I've been experimenting for a few months with composing emails to friends, limited to a single topic and often fairly short. My intent was to reduce barriers to replying. If my friends are anything like me, and of course anyone's friends will be, they like doing complete jobs and have fairly high if unconsidered standards for themselves. Since people find it exponentially difficult to think through disjunctions*, I wanted to reduce the difficulty to O(one_matter).
This has worked well! My friends who share along with me multi-year backlogs have begun replying in the course of a day to single questions or short stories. The same strategy from my side to others' initiatives has brought benefits.

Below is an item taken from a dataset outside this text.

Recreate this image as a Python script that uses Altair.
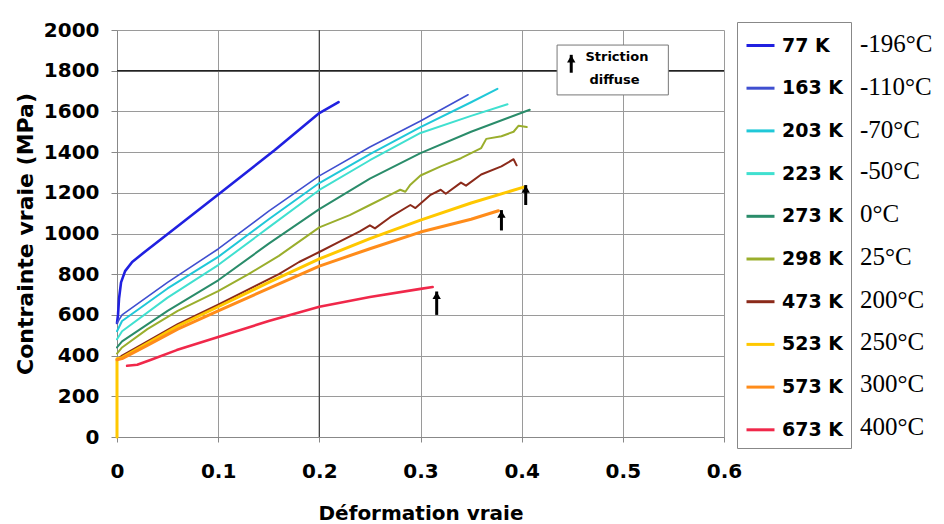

I do have a need for longer and more complex communications, and I hope to deeply catch up with certain of my friends in person ASAP, but there is a mountain to be said for currency, and it's nice to be current at least on less taxing topics.
Anyone of you who is holding back on writing things because it's got to be big and perfect, why don't you try letting up a bit and stomping on smaller problems? Just write on a single topic and skip spell-checking. It's marvelously freeing.
The absence of alternatives clears the mind marvelously.—Henry Kissinger
* See http://www.joelonsoftware.com/news/fog0000000352.html. I read Eldar Shafir's original paper a few years ago and it gave me a lot of insight into obstacles that I faced and how to redefine them. I recommend skimming the paper if you get a chance.